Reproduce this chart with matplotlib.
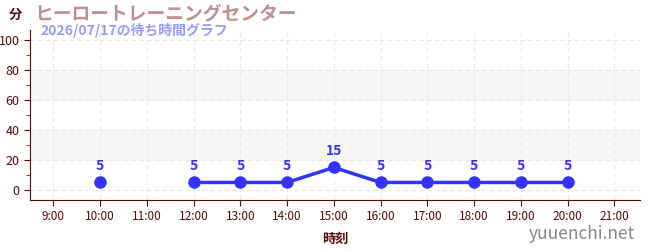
import matplotlib
matplotlib.use("Agg")
import matplotlib.pyplot as plt
from matplotlib.ticker import MultipleLocator

plt.rcParams['font.family'] = ['Noto Sans CJK JP', 'DejaVu Sans']

hours = [10, 12, 13, 14, 15, 16, 17, 18, 19, 20]
waits = [5, 5, 5, 5, 15, 5, 5, 5, 5, 5]
segments = [[0], [1, 2, 3, 4, 5, 6, 7, 8, 9]]
xticks = list(range(9, 22))
xlabels = [f"{h}:00" for h in xticks]
yticks = [0, 20, 40, 60, 80, 100]

dark = '#5a0a0a'
blue = '#3333ff'

fig = plt.figure(figsize=(6.5, 2.5), dpi=100)
ax = fig.add_axes([30/650, 50/250, 610/650, 170/250])
ax.set_xlim(8.5, 21.55)
ax.set_ylim(-6.7, 106.7)

for lo, hi in [(20, 40), (60, 80)]:
    ax.axhspan(lo, hi, color='#f7f7f7', zorder=0)

ax.grid(True, color='#e8e8e8', linestyle=(0, (4, 3)), linewidth=0.8, zorder=0.5)

for seg in segments:
    xs = [hours[i] for i in seg]
    ys = [waits[i] for i in seg]
    ax.plot(xs, ys, color=blue, linewidth=2.5, marker='o', markersize=8, zorder=3)

for h, w in zip(hours, waits):
    ax.annotate(str(w), (h, w), xytext=(0, 7), textcoords='offset points',
                ha='center', va='bottom', color=blue, fontsize=10, fontweight='bold')

ax.set_xticks(xticks)
ax.set_xticklabels(xlabels)
ax.set_yticks(yticks)
ax.yaxis.set_minor_locator(MultipleLocator(10))
ax.tick_params(axis='y', which='minor', length=3, color='#cc0000')
ax.tick_params(axis='both', which='major', length=4, colors=dark)
ax.tick_params(axis='x', which='major', labelsize=8.5)
ax.tick_params(axis='y', which='major', labelsize=9)
for lbl in ax.get_xticklabels() + ax.get_yticklabels():
    lbl.set_color(dark)

for s in ['top', 'right']:
    ax.spines[s].set_visible(False)
for s in ['left', 'bottom']:
    ax.spines[s].set_color(dark)

ax.set_xlabel('時刻', color=dark, fontsize=9.5, fontweight='bold', labelpad=6)

fig.text(9/650, 1 - 15/250, '分', color=dark, fontsize=9.5, fontweight='bold', va='center')
fig.text(34/650, 1 - 14/250, 'ヒーロートレーニングセンター', color='#c09090',
         fontsize=13.5, fontweight='bold', va='center')
fig.text(40/650, 1 - 31/250, '2026/07/17の待ち時間グラフ', color='#9999ff',
         fontsize=10, fontweight='bold', va='center')
fig.text(635/650, 1 - 234/250, 'yuuenchi.net', color='#888888',
         fontsize=12.5, ha='right', va='center')

fig.savefig('out.png', dpi=100)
════════
## TASK DESCRIPTION
Return nothing but the lines running from the start of the data to the line with "blue = '#3333ff'", please, both ends included and no pictures.

## RESULT OF THIS EXERCISE
Reproduce this chart with matplotlib.
import matplotlib
matplotlib.use("Agg")
import matplotlib.pyplot as plt
from matplotlib.ticker import MultipleLocator

plt.rcParams['font.family'] = ['Noto Sans CJK JP', 'DejaVu Sans']

hours = [10, 12, 13, 14, 15, 16, 17, 18, 19, 20]
waits = [5, 5, 5, 5, 15, 5, 5, 5, 5, 5]
segments = [[0], [1, 2, 3, 4, 5, 6, 7, 8, 9]]
xticks = list(range(9, 22))
xlabels = [f"{h}:00" for h in xticks]
yticks = [0, 20, 40, 60, 80, 100]

dark = '#5a0a0a'
blue = '#3333ff'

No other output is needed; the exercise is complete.